Au niveau des limites de cette enquête, l’hétérogénéité des conditions que nous avons
connues lors de la recherche et le temps court de réalisation de l’enquête ne nous ont pas
permis d’effectuer de longues périodes d’observation et de faire coïncider les données
d’observation avec les données des entretiens. Les résultats que nous avons pu récolter ne
fournissent pas les éléments nécessaires pour une analyse exhaustive des pratiques de
l’association et ne se veulent pas conclusifs.

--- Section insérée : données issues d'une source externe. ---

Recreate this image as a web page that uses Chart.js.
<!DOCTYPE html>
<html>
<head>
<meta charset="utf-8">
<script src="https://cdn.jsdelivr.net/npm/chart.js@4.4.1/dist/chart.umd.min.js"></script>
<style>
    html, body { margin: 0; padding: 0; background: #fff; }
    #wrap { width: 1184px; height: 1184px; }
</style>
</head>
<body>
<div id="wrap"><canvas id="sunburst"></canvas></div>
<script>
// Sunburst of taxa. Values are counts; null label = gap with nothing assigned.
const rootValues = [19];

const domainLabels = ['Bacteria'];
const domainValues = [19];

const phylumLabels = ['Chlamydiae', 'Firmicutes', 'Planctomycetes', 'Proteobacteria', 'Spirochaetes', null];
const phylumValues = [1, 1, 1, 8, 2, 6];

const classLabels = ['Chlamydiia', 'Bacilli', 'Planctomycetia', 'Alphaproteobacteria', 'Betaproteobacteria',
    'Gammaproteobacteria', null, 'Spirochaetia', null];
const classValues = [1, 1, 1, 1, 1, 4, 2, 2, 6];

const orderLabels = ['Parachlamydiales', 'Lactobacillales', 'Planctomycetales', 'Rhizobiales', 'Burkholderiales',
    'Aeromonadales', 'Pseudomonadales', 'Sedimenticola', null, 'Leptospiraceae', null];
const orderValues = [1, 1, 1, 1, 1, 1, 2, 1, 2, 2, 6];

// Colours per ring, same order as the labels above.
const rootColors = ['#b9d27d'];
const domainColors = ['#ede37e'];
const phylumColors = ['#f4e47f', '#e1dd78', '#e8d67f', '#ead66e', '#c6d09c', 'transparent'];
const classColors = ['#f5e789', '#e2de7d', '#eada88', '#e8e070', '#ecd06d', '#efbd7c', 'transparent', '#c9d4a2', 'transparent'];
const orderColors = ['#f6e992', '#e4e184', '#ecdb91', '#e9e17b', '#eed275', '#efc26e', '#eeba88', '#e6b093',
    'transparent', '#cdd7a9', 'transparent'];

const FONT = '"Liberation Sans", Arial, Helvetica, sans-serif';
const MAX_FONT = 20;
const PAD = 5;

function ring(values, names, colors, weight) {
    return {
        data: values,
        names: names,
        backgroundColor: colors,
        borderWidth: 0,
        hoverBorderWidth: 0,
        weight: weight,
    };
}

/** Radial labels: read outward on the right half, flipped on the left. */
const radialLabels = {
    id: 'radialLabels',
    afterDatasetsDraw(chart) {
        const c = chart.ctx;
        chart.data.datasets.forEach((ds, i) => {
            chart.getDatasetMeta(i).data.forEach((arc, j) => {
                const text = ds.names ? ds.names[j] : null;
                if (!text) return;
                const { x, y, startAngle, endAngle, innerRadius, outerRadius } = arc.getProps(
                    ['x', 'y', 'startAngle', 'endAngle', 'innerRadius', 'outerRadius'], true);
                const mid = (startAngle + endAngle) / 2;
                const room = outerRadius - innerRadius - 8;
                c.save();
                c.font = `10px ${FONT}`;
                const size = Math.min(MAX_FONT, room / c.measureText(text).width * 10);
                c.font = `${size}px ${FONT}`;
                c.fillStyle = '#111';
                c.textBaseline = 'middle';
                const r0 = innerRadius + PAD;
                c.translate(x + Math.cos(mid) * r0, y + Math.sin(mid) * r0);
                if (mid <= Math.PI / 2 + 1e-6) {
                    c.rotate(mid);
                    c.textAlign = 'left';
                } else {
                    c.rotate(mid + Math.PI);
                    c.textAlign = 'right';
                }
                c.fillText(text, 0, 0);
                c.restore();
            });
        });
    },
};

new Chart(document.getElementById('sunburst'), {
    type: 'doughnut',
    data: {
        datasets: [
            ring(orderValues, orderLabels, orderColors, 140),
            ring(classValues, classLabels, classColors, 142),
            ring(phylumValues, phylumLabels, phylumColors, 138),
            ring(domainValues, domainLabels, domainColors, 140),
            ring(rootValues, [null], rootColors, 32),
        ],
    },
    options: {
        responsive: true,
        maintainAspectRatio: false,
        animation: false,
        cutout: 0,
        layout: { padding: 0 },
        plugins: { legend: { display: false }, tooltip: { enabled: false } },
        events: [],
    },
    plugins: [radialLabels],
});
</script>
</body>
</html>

Au-delà des quelques résultats que nous venons de résumer, cette enquête dans le
cadre de l’Ouscipo fut pour nous particulièrement formatrice, tant sur la pratique de la
sociologie que sur les rapports que celle-ci peut entretenir avec la société. C’est en ce sens que l’on peut évoquer la restitution auprès de IFS. Il nous fallait donc procéder avec attention pour ne pas heurter les acteurs par un langage aux connotations trop critiques. Pour se faire, nous prîmes par exemple la précaution de pas parler de « normalisation » mais plutôt
d’« apprentissages des normes », et de souligner qu’un tel point de vue permettait de mettre en valeur un bien plus large pan de l’action de l’association que ne le fait la notion de mixité
sociale. On peut penser que telle est la direction vers laquelle amène l’Ouscipo : sans
abandonner l’ambition explicative de la sociologie, celle-ci peut également chercher à se
rendre accessible, dans l’espoir que les acteurs puissent s’y reconnaître, fût-ce d’une manière
inattendue.

 

Références citées :

BEAUD Stéphane, WEBER Florence, Le guide de l’enquête de terrain, Paris, La
Découverte, 2010 [1997].
BOURGEOIS Marine, « Choisir les locataires du parc social ? Une approche
ethnographique de la gestion des HLM », Sociologie du travail, 2013 Vol. 55 n° 1, p. 56-75.
CRENSHAW Kimberlé, «Mapping the Margins: Intersectionnality, Identity
Politics, and violence against Women of color », Standford Labour Rewiew, 1991, vol.
43, n° 6, pp. 1241-1299.
DURKHEIM Emile, L’éducation morale, Cours dispensé en 1902-1903 à La
Sorbonne, Paris, Librairie Félix Alcan, 1934.
DUBOIS Vincent, La vie au guichet. Administrer la misère, Paris, 2015 [1999],
Points Essais, 368 p.
FASSIN Didier, FASSIN Eric (dir.), De la question sociale à la question
raciale ?, Paris, La Découverte, 2006, 244 p.
TISSOT Sylvie, « Une « discrimination informelle » ? » Usages du concept de mixité
sociale dans la gestion des attributions de logements HLM », Actes de la recherche en
sciences sociales, 2005/4 n° 159, p. 54-69.

 

[1] Il nous faut remercier les organisateurs du séminaire, Romain Juston, Corentin Durand et Quentin Ravelli. En tant qu’accompagnateur sur notre terrain, l’aide de Corentin Durand, sa disponibilité et ses conseils nous furent tout particulièrement précieux.

[2] On pourrait trouver un prototype de ce type de démarche dans les legal clinics  américaines, récemment importées en France sous le nom d’enseignement clinique du droit ou de clinique juridique.

[3] Les noms des personnes et des structures ont été modifiés.